** Start **

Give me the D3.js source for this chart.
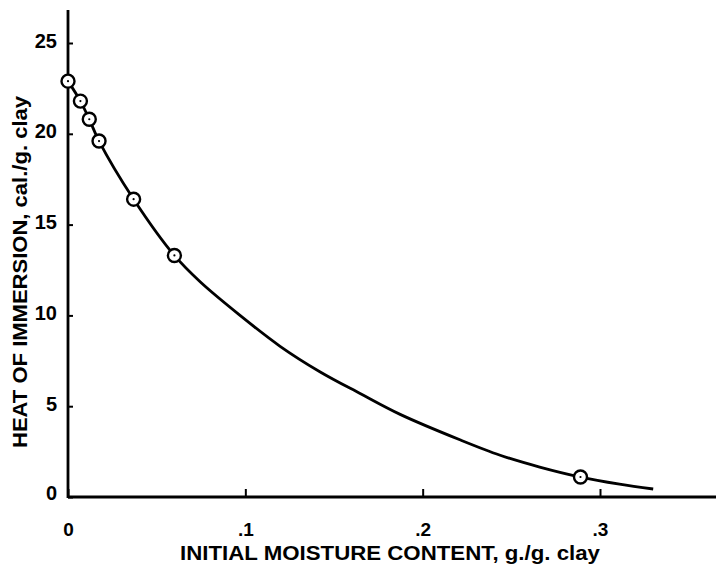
<!DOCTYPE html>
<html>
<head>
<meta charset="utf-8">
<script src="https://cdn.jsdelivr.net/npm/d3@7"></script>
<style>
  body { margin: 0; background: #fff; }
  svg { display: block; }
  text { font-family: "Liberation Sans", Arial, sans-serif; font-weight: bold; fill: #000; }
</style>
</head>
<body>
<svg width="716" height="570"></svg>
<script>
// measured points (moisture g/g clay, heat cal/g clay)
var pointX = [0, 0.007, 0.012, 0.0175, 0.037, 0.060, 0.289]
var pointY = [22.9, 21.8, 20.8, 19.6, 16.4, 13.3, 1.1]

// smooth curve
var curveX = [0, 0.007, 0.012, 0.0175, 0.037, 0.060, 0.0745, 0.097, 0.1196, 0.142, 0.1647, 0.1873, 0.221, 0.2437, 0.266, 0.289, 0.311, 0.330]
var curveY = [22.9, 21.8, 20.8, 19.6, 16.4, 13.3, 11.85, 10.0, 8.3, 6.9, 5.7, 4.55, 3.15, 2.3, 1.65, 1.10, 0.71, 0.44]

var xTicks = [0, 0.1, 0.2, 0.3]
var xTickLabels = ['0', '.1', '.2', '.3']
var yTicks = [0, 5, 10, 15, 20, 25]

var svg = d3.select('svg'),
    width = +svg.attr('width'),
    height = +svg.attr('height')

var x = d3.scaleLinear().domain([0, 0.3]).range([68, 600])
var y = d3.scaleLinear().domain([0, 25]).range([497, 43])

var g = svg.append('g')

// axis lines
g.append('line')
    .attr('x1', x(0)).attr('x2', width)
    .attr('y1', y(0)).attr('y2', y(0))
    .attr('stroke', '#000').attr('stroke-width', 2.8)
g.append('line')
    .attr('x1', x(0)).attr('x2', x(0))
    .attr('y1', y(0) + 1).attr('y2', 10)
    .attr('stroke', '#000').attr('stroke-width', 2.8)

// x axis, ticks pointing inward
var xAxis = d3.axisBottom(x)
    .tickValues(xTicks)
    .tickSizeInner(-8)
    .tickSizeOuter(0)
    .tickPadding(26)
    .tickFormat(function (d, i) { return xTickLabels[i] })
var gx = g.append('g')
    .attr('transform', 'translate(0,' + y(0) + ')')
    .call(xAxis)
gx.select('.domain').remove()
gx.selectAll('line').attr('stroke', '#000').attr('stroke-width', 2)
gx.selectAll('text').style('font-size', '19px').attr('font-family', null)

// y axis, ticks pointing inward
var yAxis = d3.axisLeft(y)
    .tickValues(yTicks)
    .tickSizeInner(-5)
    .tickSizeOuter(0)
    .tickPadding(11)
var gy = g.append('g')
    .attr('transform', 'translate(' + x(0) + ',0)')
    .call(yAxis)
gy.select('.domain').remove()
gy.selectAll('line').attr('stroke', '#000').attr('stroke-width', 2)
gy.selectAll('text').style('font-size', '20px').attr('font-family', null)
    .attr('dy', function (d) { return d === 0 ? '0.1em' : '0.2em' })

// curve
var line = d3.line()
    .x(function (d) { return x(d[0]) })
    .y(function (d) { return y(d[1]) })
    .curve(d3.curveCatmullRom.alpha(0.5))
g.append('path')
    .datum(d3.zip(curveX, curveY))
    .attr('d', line)
    .attr('fill', 'none')
    .attr('stroke', '#000')
    .attr('stroke-width', 2.8)

// markers
var pts = d3.zip(pointX, pointY)
g.selectAll('circle.pt')
    .data(pts)
    .enter()
    .append('circle')
    .attr('class', 'pt')
    .attr('cx', function (d) { return x(d[0]) })
    .attr('cy', function (d) { return y(d[1]) })
    .attr('r', 6.5)
    .attr('fill', '#fff')
    .attr('stroke', '#000')
    .attr('stroke-width', 2.4)
g.selectAll('circle.dot')
    .data(pts)
    .enter()
    .append('circle')
    .attr('class', 'dot')
    .attr('cx', function (d) { return x(d[0]) })
    .attr('cy', function (d) { return y(d[1]) })
    .attr('r', 1.1)
    .attr('fill', '#000')

// axis titles
svg.append('text')
    .attr('x', 390)
    .attr('y', 560)
    .attr('text-anchor', 'middle')
    .attr('textLength', 420)
    .attr('lengthAdjust', 'spacingAndGlyphs')
    .style('font-size', '20px')
    .text('INITIAL MOISTURE CONTENT, g./g. clay')

svg.append('text')
    .attr('transform', 'translate(27,272) rotate(-90)')
    .attr('text-anchor', 'middle')
    .attr('textLength', 352)
    .attr('lengthAdjust', 'spacingAndGlyphs')
    .style('font-size', '20px')
    .text('HEAT OF IMMERSION, cal./g. clay')
</script>
</body>
</html>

** End **

PROBLEM:
Take the listing above and restate it word for word, without its pictures.

OUTPUT OF THE EXERCISE:
Give me the D3.js source for this chart.
<!DOCTYPE html>
<html>
<head>
<meta charset="utf-8">
<script src="https://cdn.jsdelivr.net/npm/d3@7"></script>
<style>
  body { margin: 0; background: #fff; }
  svg { display: block; }
  text { font-family: "Liberation Sans", Arial, sans-serif; font-weight: bold; fill: #000; }
</style>
</head>
<body>
<svg width="716" height="570"></svg>
<script>
// measured points (moisture g/g clay, heat cal/g clay)
var pointX = [0, 0.007, 0.012, 0.0175, 0.037, 0.060, 0.289]
var pointY = [22.9, 21.8, 20.8, 19.6, 16.4, 13.3, 1.1]

// smooth curve
var curveX = [0, 0.007, 0.012, 0.0175, 0.037, 0.060, 0.0745, 0.097, 0.1196, 0.142, 0.1647, 0.1873, 0.221, 0.2437, 0.266, 0.289, 0.311, 0.330]
var curveY = [22.9, 21.8, 20.8, 19.6, 16.4, 13.3, 11.85, 10.0, 8.3, 6.9, 5.7, 4.55, 3.15, 2.3, 1.65, 1.10, 0.71, 0.44]

var xTicks = [0, 0.1, 0.2, 0.3]
var xTickLabels = ['0', '.1', '.2', '.3']
var yTicks = [0, 5, 10, 15, 20, 25]

var svg = d3.select('svg'),
    width = +svg.attr('width'),
    height = +svg.attr('height')

var x = d3.scaleLinear().domain([0, 0.3]).range([68, 600])
var y = d3.scaleLinear().domain([0, 25]).range([497, 43])

var g = svg.append('g')

// axis lines
g.append('line')
    .attr('x1', x(0)).attr('x2', width)
    .attr('y1', y(0)).attr('y2', y(0))
    .attr('stroke', '#000').attr('stroke-width', 2.8)
g.append('line')
    .attr('x1', x(0)).attr('x2', x(0))
    .attr('y1', y(0) + 1).attr('y2', 10)
    .attr('stroke', '#000').attr('stroke-width', 2.8)

// x axis, ticks pointing inward
var xAxis = d3.axisBottom(x)
    .tickValues(xTicks)
    .tickSizeInner(-8)
    .tickSizeOuter(0)
    .tickPadding(26)
    .tickFormat(function (d, i) { return xTickLabels[i] })
var gx = g.append('g')
    .attr('transform', 'translate(0,' + y(0) + ')')
    .call(xAxis)
gx.select('.domain').remove()
gx.selectAll('line').attr('stroke', '#000').attr('stroke-width', 2)
gx.selectAll('text').style('font-size', '19px').attr('font-family', null)

// y axis, ticks pointing inward
var yAxis = d3.axisLeft(y)
    .tickValues(yTicks)
    .tickSizeInner(-5)
    .tickSizeOuter(0)
    .tickPadding(11)
var gy = g.append('g')
    .attr('transform', 'translate(' + x(0) + ',0)')
    .call(yAxis)
gy.select('.domain').remove()
gy.selectAll('line').attr('stroke', '#000').attr('stroke-width', 2)
gy.selectAll('text').style('font-size', '20px').attr('font-family', null)
    .attr('dy', function (d) { return d === 0 ? '0.1em' : '0.2em' })

// curve
var line = d3.line()
    .x(function (d) { return x(d[0]) })
    .y(function (d) { return y(d[1]) })
    .curve(d3.curveCatmullRom.alpha(0.5))
g.append('path')
    .datum(d3.zip(curveX, curveY))
    .attr('d', line)
    .attr('fill', 'none')
    .attr('stroke', '#000')
    .attr('stroke-width', 2.8)

// markers
var pts = d3.zip(pointX, pointY)
g.selectAll('circle.pt')
    .data(pts)
    .enter()
    .append('circle')
    .attr('class', 'pt')
    .attr('cx', function (d) { return x(d[0]) })
    .attr('cy', function (d) { return y(d[1]) })
    .attr('r', 6.5)
    .attr('fill', '#fff')
    .attr('stroke', '#000')
    .attr('stroke-width', 2.4)
g.selectAll('circle.dot')
    .data(pts)
    .enter()
    .append('circle')
    .attr('class', 'dot')
    .attr('cx', function (d) { return x(d[0]) })
    .attr('cy', function (d) { return y(d[1]) })
    .attr('r', 1.1)
    .attr('fill', '#000')

// axis titles
svg.append('text')
    .attr('x', 390)
    .attr('y', 560)
    .attr('text-anchor', 'middle')
    .attr('textLength', 420)
    .attr('lengthAdjust', 'spacingAndGlyphs')
    .style('font-size', '20px')
    .text('INITIAL MOISTURE CONTENT, g./g. clay')

svg.append('text')
    .attr('transform', 'translate(27,272) rotate(-90)')
    .attr('text-anchor', 'middle')
    .attr('textLength', 352)
    .attr('lengthAdjust', 'spacingAndGlyphs')
    .style('font-size', '20px')
    .text('HEAT OF IMMERSION, cal./g. clay')
</script>
</body>
</html>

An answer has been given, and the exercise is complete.